Geleceğin Kısa Tarihi adlı kitabınızın ilk bölümünde tarihi tekrar eden olaylar çerçevesinde inceliyorsunuz. Buna göre uygarlığın itici gücü ne olmuş tarihte?
- İnsanlık, kişisel ve kolektif özgürlüğü ararken uygarlıklar oluşmuş, geleceğin anahtarı da bu kelimede yatıyor: Özgürlük! Gelecekte organize özgürlüğün sınırları pazar ekonomisi ve kıtlığa dayanacak.
Dünya nüfusundaki aşırı artış dünya ekonomisini nasıl etkileyecek?

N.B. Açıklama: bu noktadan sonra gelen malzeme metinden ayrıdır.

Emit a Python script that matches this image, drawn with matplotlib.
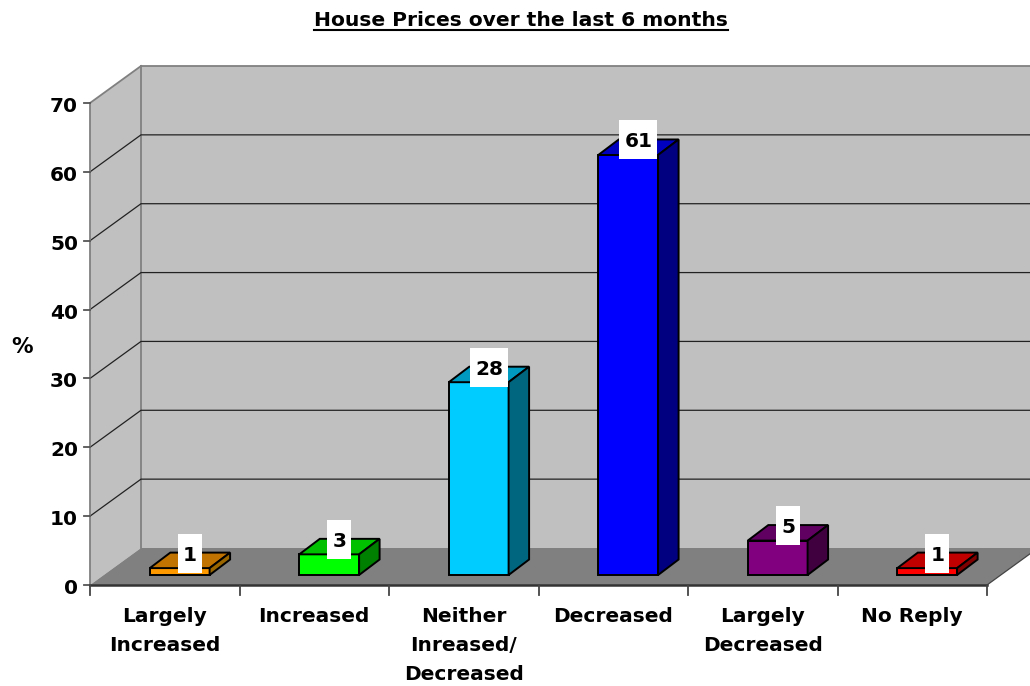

- Pozitif ve negatif yönde. Çevre kirliliği ve açlık çok artacak ama bununla birlikte dünya gençleşecek. Bu da hem üretimi hem tüketimi çok artıracak.
Bundan 100 yıl sonra açlık ve yoksulluğun boyutları ne olacak?
- Eski tahminlere göre 2015’te açlıktan kimse ölmeyecekti. Ama durum hiç de öyle değil. Bana göre 2050’ye geldiğimizde dünyadaki 9 milyar insanın 5 milyar kadarı çok yoksul olacak.
ÜST VE LİDER SINIF YARATICILAR OLACAK
Toplumsal sınıf diye bir şey olacak mı gelecekte?
- Bugün anladığımız şeklinin dışında olacak. En üst, lider sınıf, sermayeyi elinde bulunduranlar değil, yaratıcılık kabiliyeti olanlar olacak. Onlara yaratıcı sınıf diyorum. Aktörler, reklamcılar, patent sahipleri, teknolojik ürünler icat edenler bu sınıfın üyeleri.
Çin, Anglosakson hegemonyasının korkulu rüyası. Egemenliği hakikaten Çin’e kaptıracaklar mı?
- Bu kadar korkulacak bir şey göremiyorum. Çünkü Çin sanıldığı gibi süper güç olup, dünyayı değiştirebilecek duruma gelmeyecek. Çin kendi altyapısını çok geliştirecek. Tarım alanında önemli bir güç haline gelecek. En önemli gelişme Rusya ve Çin’in enerjiyi kontrol etmek için birbiriyle yarışacak olması.
Birçok makalenizde Marx’ın teorilerinin 21. yüzyıl ekonomik sistemine ne kadar uyumlu olduğundan bahsediyorsunuz. Eğer kapitalizm doygunluğa ulaşırsa, sosyalizm küllerinden tekrar doğar mı gelecekte?
- Sanmıyorum. Sosyalizmin küllerinden doğması tahmininizden çok daha uzun zaman alır. Bana göre yakın gelecekte başka bir sistemle karşılaşacağız: Modernitenin Fedakarlığı. Kapitalizmin başka bir versiyonu bu. Buna hiper demokrasi de diyebiliriz.
Ne demek hiper demokrasi?
- İnsanların mutluluğu ekonomik gelişmeye, pazarın büyümesine bağlı olmayacak. Zamanı daha iyi ve özgürce kullanmanın peşinde koşacaklar. Bu da onları sivil toplum kuruluşlarına yönlendirecek. STK’lar her şeyin üstünde, çok güçlü oluşumlar haline gelecek. Hiper demokrasiden kastettiğim bu.
ABD’NİN ÇÖKÜŞÜ KAÇINILMAZ
ABD’nin çöküşünü Roma İmparatorluğu’nun çöküşüne benzetiyorum. Onlar da bu çöküşün kaçınılmazlığının farkında ve buna karşı hazırlıklı olmaya çalışıyorlar. Ama yapacak bir şey yok, en azından çöküşü engelleyemeyecekler. Bana göre ABD’nin yerini alacak başka bir büyük güç de çıkmayacak. Nasıl başka hiçbir devlet Roma İmparatorluğu’nun gücüne ve etkisine erişemediyse, bundan 100 yıl sonra da ABD gibi tek bir süper gücümüz olmayacak. Rusya çok güçlenecek ama tamamen kendi içine dönecek, kendisiyle ilgilenecek. ABD’nin bugünkü liderlik görevini üstlenmeyecek.
TÜRKİYE VE RUSYA OLMADAN AB SADECE YAŞLI BİR KITA OLUR
AB’nin gelecekte ne olacağı bugün atacağı politik adımlara bağlı. Çok güçlü bir aktör de olabilir, yaşlı ve kenarda köşede kalmış bir kıta da. Eğer Rusya ve Türkiye’yi içine almazsa nüfusunun üçte biri 65 yaşın üstünde, yaşlı bir kıta haline gelecek.
TÜRBAN TASARINIZ İYİYE İŞARET DEĞİL
Fransa Avrupa’nın en sert laiklik yasalarına sahip ülkesi. Türkiye’deki türban tartışmalarına ne diyorsunuz?
- Türkiye’nin iç meselesine girmek istemem. Ama bana göre türbanın üniversiteye girmesini sağlayacak söz konusu yasa Türkiye’deki modernlik açısından hiç iyiye işaret değil.